Film: 'Jerusalema' Interview

2008-07-27 00:00

Jerusalema, which premiered in South Africa at the 2008 International Durban Film Festival this week, has lifted the standard of filmmaking in South Africa and should be another Oscar candidate for the country.

It is the fast-paced style of Jerusalema, which director Ralph Ziman uses in this action genre, that is perhaps more important, because it escapes the art-house trap that cuts off the interest of so many of South African cinema goers. Ziman’s film hero is Michael Mann and Jerusalema has clear references to Mann’s action film, Heat.

The art critics also applauded the filmmakers, who were in attendance at the Sun Coast Casino on Wednesday evening, with theatre giant John Kani telling Ziman that the film “raises the bar of film in the country”.

It took nothing extraordinary in terms of finance to make this film, Ziman tells Weekend Witness. “Some of my earlier music videos had bigger budgets,” he says. “We used skateboards as dollies on the film set and used old technology cameras to film the movie.” It doesn’t show; in fact, it feels like the hand of a major financier has given Ziman all the money in the world to make a real blockbuster movie. “No, we used old-fashion cameras and basically cut down on the crew and the all the other riff-raff. I would tell people on set, ‘if you’re not doing anything, please leave now’.”

“We made it on a low budget, but all films come down to planning,” he says. “Alfy, our grip, was so good that we were able to do away with the bulk of a proper dolly.

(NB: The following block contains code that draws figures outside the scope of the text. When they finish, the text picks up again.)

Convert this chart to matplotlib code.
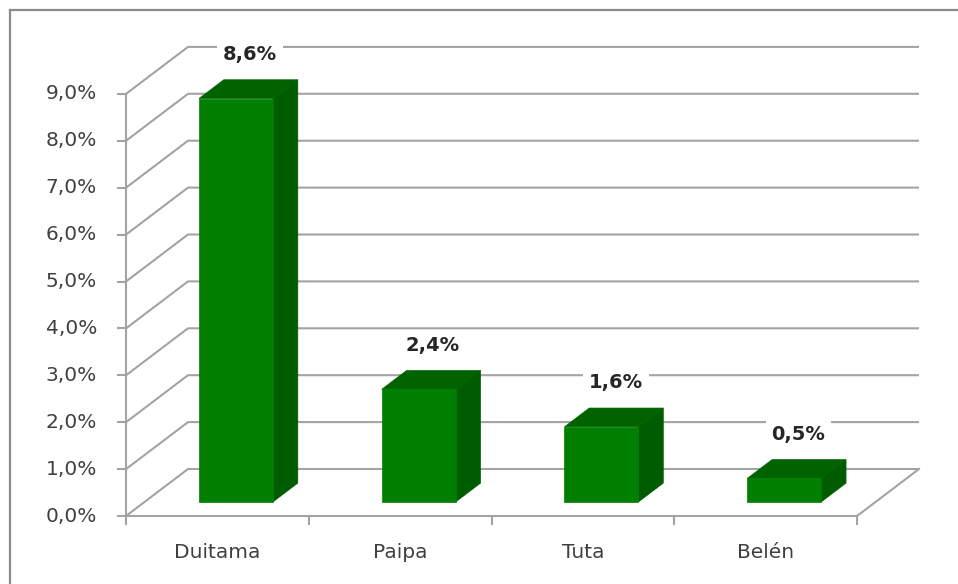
import matplotlib
matplotlib.use("Agg")
import matplotlib.pyplot as plt
from matplotlib.patches import Polygon
from matplotlib.lines import Line2D

# ---- data ----
categories = ["Duitama", "Paipa", "Tuta", "Belén"]
values = [8.6, 2.4, 1.6, 0.5]
value_labels = ["8,6%", "2,4%", "1,6%", "0,5%"]
yticks = [0, 1, 2, 3, 4, 5, 6, 7, 8, 9]
ytick_labels = ["0,0%", "1,0%", "2,0%", "3,0%", "4,0%", "5,0%", "6,0%", "7,0%", "8,0%", "9,0%"]

# ---- geometry (pixel scale) ----
W, H = 958, 584
S = 182.75      # px per category
P = 46.9        # px per 1 %
X0, Y0 = 126, 516
DX, DY = 62 / S, 47 / P   # depth offset in data units
BAR_W = 0.405
D0, D1 = 0.3, 0.7

fig = plt.figure(figsize=(W / 100, H / 100), dpi=100)
ax = fig.add_axes([0, 0, 1, 1])
ax.set_xlim(-X0 / S, (W - X0) / S)
ax.set_ylim((Y0 - H) / P, Y0 / P)
ax.axis("off")


def proj(x, y, d):
    return (x + d * DX, y + d * DY)


grid_c = "#a3a3a3"
lw = 1.5
n = len(categories)

# gridlines on back wall + left wall diagonals
for v in yticks:
    a = proj(0, v, 0)
    b = proj(0, v, 1)
    c = proj(n, v, 1)
    ax.plot([a[0], b[0], c[0]], [a[1], b[1], c[1]], color=grid_c, lw=lw, zorder=1,
            solid_capstyle="butt")

# floor
f0, f1, f2 = proj(0, 0, 0), proj(n, 0, 0), proj(n, 0, 1)
ax.plot([f0[0], f1[0], f2[0]], [f0[1], f1[1], f2[1]], color=grid_c, lw=lw, zorder=1)
# front vertical axis
top = proj(0, yticks[-1], 0)
ax.plot([f0[0], top[0]], [f0[1], top[1]], color=grid_c, lw=lw, zorder=1)

# y ticks and labels
for v, lab in zip(yticks, ytick_labels):
    ax.plot([-8 / S, 0], [v, v], color=grid_c, lw=lw, zorder=1)
    ax.text(-29 / S, v, lab, ha="right", va="center", fontsize=14.5, color="#404040",
            family="DejaVu Sans")

# x ticks
for i in range(n + 1):
    ax.plot([i, i], [0, -8 / P], color=grid_c, lw=lw, zorder=1)

# category labels
for i, cat in enumerate(categories):
    ax.text(i + 0.5, -37 / P, cat, ha="center", va="center", fontsize=14.5, color="#404040",
            family="DejaVu Sans")

front_c = "#007f00"
side_c = "#005c00"
top_c = "#006300"

for i, (v, lab) in enumerate(zip(values, value_labels)):
    xl = i + 0.5 - BAR_W / 2
    xr = i + 0.5 + BAR_W / 2
    front = [proj(xl, 0, D0), proj(xr, 0, D0), proj(xr, v, D0), proj(xl, v, D0)]
    side = [proj(xr, 0, D0), proj(xr, 0, D1), proj(xr, v, D1), proj(xr, v, D0)]
    topf = [proj(xl, v, D0), proj(xr, v, D0), proj(xr, v, D1), proj(xl, v, D1)]
    ax.add_patch(Polygon(side, closed=True, facecolor=side_c, edgecolor=side_c, lw=0.5, zorder=3))
    ax.add_patch(Polygon(topf, closed=True, facecolor=top_c, edgecolor=top_c, lw=0.5, zorder=3))
    ax.add_patch(Polygon(front, closed=True, facecolor=front_c, edgecolor=front_c, lw=0.5, zorder=4))
    lx, ly = proj(i + 0.5, v + 1.24, 0)
    ax.text(lx + 0.18, ly, lab, ha="center", va="center", fontsize=14, fontweight="bold",
            color="#262626", family="DejaVu Sans", zorder=5,
            bbox=dict(boxstyle="square,pad=0.3", facecolor="white", edgecolor="none"))

# outer frame (top and left edges)
fig.add_artist(Line2D([10 / W, 10 / W], [0, 1 - 10 / H], transform=fig.transFigure,
                      color="#8c8c8c", lw=1.6))
fig.add_artist(Line2D([10 / W, 1], [1 - 10 / H, 1 - 10 / H], transform=fig.transFigure,
                      color="#8c8c8c", lw=1.6))

fig.savefig("out.png", dpi=100, facecolor="white")
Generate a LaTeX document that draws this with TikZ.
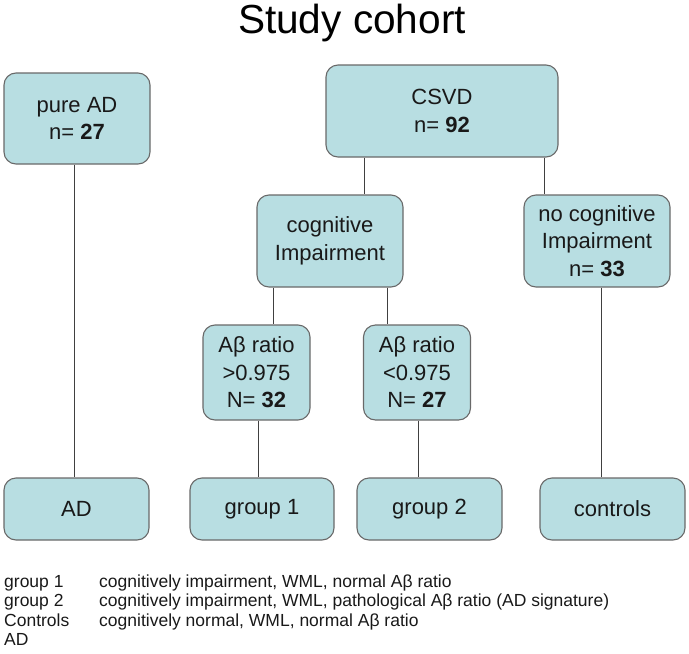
\documentclass[tikz,border=0pt]{standalone}
\usepackage{fontspec}
\setmainfont{Liberation Sans}
\usepackage{xcolor}
\usepackage{tikz}
\usetikzlibrary{positioning}
\definecolor{boxfill}{RGB}{184,222,226}
\definecolor{boxline}{RGB}{105,105,105}
\tikzset{
  box/.style={draw=boxline,fill=boxfill,rounded corners=12pt,align=center,line width=1.1pt,inner sep=0pt,font=\fontsize{22}{27.5}\selectfont,text=black!90},
  link/.style={draw=black!75,line width=0.9pt},
  legend/.style={anchor=base west,inner sep=0pt,font=\fontsize{17.5}{19.5}\selectfont,text=black!90},
}

\begin{document}
\begin{tikzpicture}[x=1pt,y=-1pt]
\useasboundingbox (0,0) rectangle (689,654);
\node[anchor=base,inner sep=0pt,font=\fontsize{40.6}{44}\selectfont] (title) at (352,33) {Study cohort};
% boxes
\node[box,minimum width=146pt,minimum height=91pt] (pure) at (77,118.5) {pure AD\\n= \textbf{27}};
\node[box,minimum width=232pt,minimum height=92pt] (csvd) at (442,111) {CSVD\\n= \textbf{92}};
\node[box,minimum width=146pt,minimum height=92pt] (cog) at (330,241) {cognitive\\Impairment};
\node[box,minimum width=146pt,minimum height=92pt] (nocog) at (597,241) {no cognitive\\Impairment\\n= \textbf{33}};
\node[box,minimum width=107pt,minimum height=95pt] (abhi) at (256.5,372.5) {Aβ ratio\\>0.975\\N= \textbf{32}};
\node[box,minimum width=107pt,minimum height=95pt] (ablo) at (417,372.5) {Aβ ratio\\<0.975\\N= \textbf{27}};
\node[box,minimum width=145pt,minimum height=62pt] (ad) at (76.5,509) {AD};
\node[box,minimum width=144pt,minimum height=62pt] (grpa) at (262,509) {group 1};
\node[box,minimum width=145pt,minimum height=62pt] (grpb) at (429.5,509) {group 2};
\node[box,minimum width=145pt,minimum height=62pt] (ctrl) at (612.5,509) {controls};
% connector columns
\coordinate (xa) at (74,0);
\coordinate (xb) at (364,0);
\coordinate (xc) at (544,0);
\coordinate (xd) at (273,0);
\coordinate (xe) at (387,0);
\coordinate (xf) at (258,0);
\coordinate (xg) at (418,0);
\coordinate (xh) at (601,0);
\draw[link] (pure.south -| xa) -- (ad.north -| xa);
\draw[link] (csvd.south -| xb) -- (cog.north -| xb);
\draw[link] (csvd.south -| xc) -- (nocog.north -| xc);
\draw[link] (cog.south -| xd) -- (abhi.north -| xd);
\draw[link] (cog.south -| xe) -- (ablo.north -| xe);
\draw[link] (abhi.south -| xf) -- (grpa.north -| xf);
\draw[link] (ablo.south -| xg) -- (grpb.north -| xg);
\draw[link] (nocog.south -| xh) -- (ctrl.north -| xh);
% legend
\node[legend] (la) at (4,587) {group 1};
\node[legend] (lb) at (4,606.5) {group 2};
\node[legend] (lc) at (4,626) {Controls};
\node[legend] (ld) at (4,645.5) {AD};
\node[legend] (da) at (99,587) {cognitively impairment, WML, normal Aβ ratio};
\node[legend] (db) at (99,606.5) {cognitively impairment, WML, pathological Aβ ratio (AD signature)};
\node[legend] (dc) at (99,626) {cognitively normal, WML, normal Aβ ratio};
\end{tikzpicture}
\end{document}
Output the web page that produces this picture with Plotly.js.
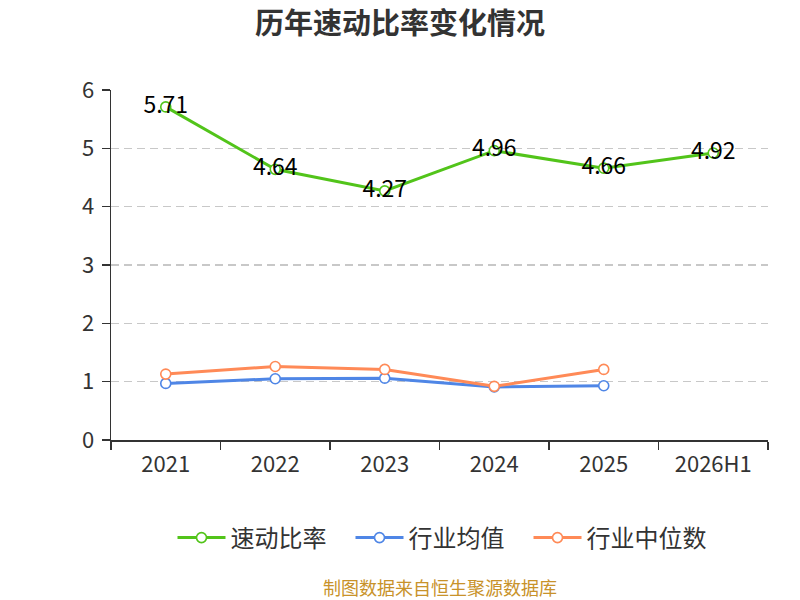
<!DOCTYPE html>
<html>
<head>
<meta charset="utf-8">
<script src="https://cdn.plot.ly/plotly-3.0.1.min.js"></script>
<style>
  html, body { margin: 0; padding: 0; background: #fff; }
  #chart { width: 800px; height: 600px; }
</style>
</head>
<body>
<div id="chart"></div>
<script>
// ── Data ─────────────────────────────────────────────
const years      = ['2021', '2022', '2023', '2024', '2025', '2026H1'];
const quickRatio = [5.71, 4.64, 4.27, 4.96, 4.66, 4.92];
const indAvg     = [0.97, 1.05, 1.06, 0.91, 0.93, null];
const indMedian  = [1.13, 1.26, 1.21, 0.92, 1.21, null];
const yTicks     = [0, 1, 2, 3, 4, 5, 6];

// ── Colours ──────────────────────────────────────────
const C = {
  green:  '#52c41a',
  blue:   '#4f86e6',
  orange: '#ff8a57',
  text:   '#333333',
  grid:   '#c8c8c8',
  source: '#c8922a',
};

const FONT = '"Noto Sans CJK SC", "Noto Sans", sans-serif';

function lineTrace(name, y, color, withText) {
  return {
    type: 'scatter',
    mode: withText ? 'lines+markers+text' : 'lines+markers',
    name,
    x: years,
    y,
    line: { color, width: 3 },
    marker: { symbol: 'circle', size: 10, color: '#ffffff', line: { color, width: 1.6 } },
    text: withText ? y.map(v => v.toFixed(2)) : undefined,
    textposition: 'middle center',
    textfont: { size: 23, color: '#000000', family: FONT },
    cliponaxis: false,
    connectgaps: false,
  };
}

const traces = [
  lineTrace('速动比率', quickRatio, C.green, true),
  lineTrace('行业均值', indAvg, C.blue, false),
  lineTrace('行业中位数', indMedian, C.orange, false),
];

const layout = {
  width: 800,
  height: 600,
  paper_bgcolor: '#ffffff',
  plot_bgcolor: '#ffffff',
  font: { family: FONT, color: C.text },
  margin: { t: 90, r: 32, b: 160, l: 111 },
  title: {
    text: '<b>历年速动比率变化情况</b>',
    font: { size: 29, color: C.text, family: FONT },
    x: 0.5, xanchor: 'center',
    y: 0.96, yanchor: 'middle',
  },
  xaxis: {
    type: 'category',
    range: [-0.5, 5.5],
    showgrid: false,
    showline: true,
    linecolor: C.text,
    linewidth: 1.5,
    ticks: 'outside',
    tickson: 'boundaries',
    ticklen: 8,
    tickcolor: C.text,
    tickwidth: 1.5,
    tickfont: { size: 22, color: C.text },
    ticklabelstandoff: 4,
    zeroline: false,
    fixedrange: true,
  },
  yaxis: {
    range: [0, 6],
    tickvals: yTicks,
    showgrid: true,
    gridcolor: C.grid,
    griddash: '8px,5px',
    gridwidth: 1.5,
    showline: true,
    linecolor: C.text,
    linewidth: 1.5,
    ticks: 'outside',
    ticklen: 8,
    tickcolor: C.text,
    tickwidth: 1.5,
    tickfont: { size: 22, color: C.text },
    ticklabelstandoff: 3,
    zeroline: false,
    fixedrange: true,
  },
  showlegend: true,
  legend: {
    orientation: 'h',
    x: 0.5, xanchor: 'center',
    y: -0.28, yanchor: 'middle',
    font: { size: 24, color: C.text },
    itemwidth: 48,
    entrywidth: 115,
    traceorder: 'normal',
  },
  annotations: [{
    text: '制图数据来自恒生聚源数据库',
    xref: 'paper', yref: 'paper',
    x: 0.5, y: -0.42,
    xanchor: 'center', yanchor: 'middle',
    showarrow: false,
    font: { size: 18, color: C.source, family: FONT },
  }],
};

Plotly.newPlot('chart', traces, layout, { displayModeBar: false, staticPlot: true });
</script>
</body>
</html>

That was particularly useful when we were shooting in Hillbrow, where we had to climb up stairs in unsafe buildings.”

Jerusalema touches on xenophobia and reflects the negative attitudes that many South Africans feel towards foreigners. “If you see the man in the taxi [in the film] talking about there being too many foreigners, you will see we are trying to mirror what we saw when we were researching the film,” he says. “It is a real issue.”

“In light of the recent attacks, I am glad the scene is in there, because as much as I want the film to be entertaining with lots of action, I also want it to be socio-politically thought-provoking.”

Ziman is bitter with the lack of support the National Film and Video Foundation showed them and he was incensed that their CEO, Eddie Mbalo, spoke directly before Jerusalema premiered. “Even though we made a film that has an all-South African cast and crew, they refused to help [financially].”

Mbalo, on his way to see Kani’s film Nothing but the Truth in Umlazi, spoke to Weekend Witness to respond to Ziman’s view. “We did give them reasons why we wouldn’t support them, but it came down to the fact that they didn’t need the money,” he said. “We promote the development of film and try to support those needing finance.”

“They [Jerusalema filmmakers] should be happy they didn’t get government support, because now that money will go to the less fortunate filmmakers,” he said. “I don’t think developed filmmakers should join the begging bowl queue; let us use state funds to get new filmmakers.”

*Jerusalema is showing for the last time at the Durban Film Festival tonight at the Elizabeth Sneddon Theatre at 8 pm. Then it will premier nationally at Maponya Mall in Soweto on August 27 and will open nationally on cinemas on August 29.

What is Jerusalema about?

It is the tale of a self-made Sowetan entrepreneur, Lucky Kunene (Rapulana Seiphemo), climbing the Hillbrow criminal underworld ladder one rung at a time. After exploring his youth in Soweto and rise to crime, the film takes you to Hillbrow where Kunene sets up the Hillbrow People’s Housing Trust and takes the skyscrapers from right under the owners’ noses. But, with the cops on his trail, Kunene will have to use all his skills, brains and street smarts, to survive this New Paradise. Jerusalema takes an unwavering and blisteringly stylised look into the crime, corruption, and transgressions of the new South Africa. This is what is happening on the streets today.

Who is Ralph Ziman?

Ralph Ziman was born in Johannesburg in 1963.

He has worked as a news and documentary cameraman for the SABC.

In the 1980’s Ralph moved to the UK and worked as a film editor in the music video industry, rapidly establishing himself as a top director.

He has filmed feature films such as Hearts and Minds, the first independent South African feature film to be completed after the fall of apartheid; and The Zookeeper.

He now works as a writer, both on his own projects and for hire.

He lives in Los Angeles with his wife and three children.

Who is Rapulana Seiphemo?

Rapulana Seiphemo was born in 1967 in Meadowlands, Soweto.

He graduated from Fuba Academy in 1989 with a diploma in drama and playwriting.

He starred opposite John Kani in 1989 in My Children, My Africa, a play written and directed by Athol Fugard.

In 1995 he graduated with a BA in Theatre Arts from a university in the U.S.’

He has acted widely on stage around the world, such as Master Harold (1994) and The boys and The Blacks (2001).

He starred in Isidingo from 1998 to 2000 and then in Generations from 2002 to 2005.

He has starred in feature films such as Reasonable Man (1998), Hijack Stories (2000), Dead End (2001) and the Oscar-award-winning Tsotsi (2004).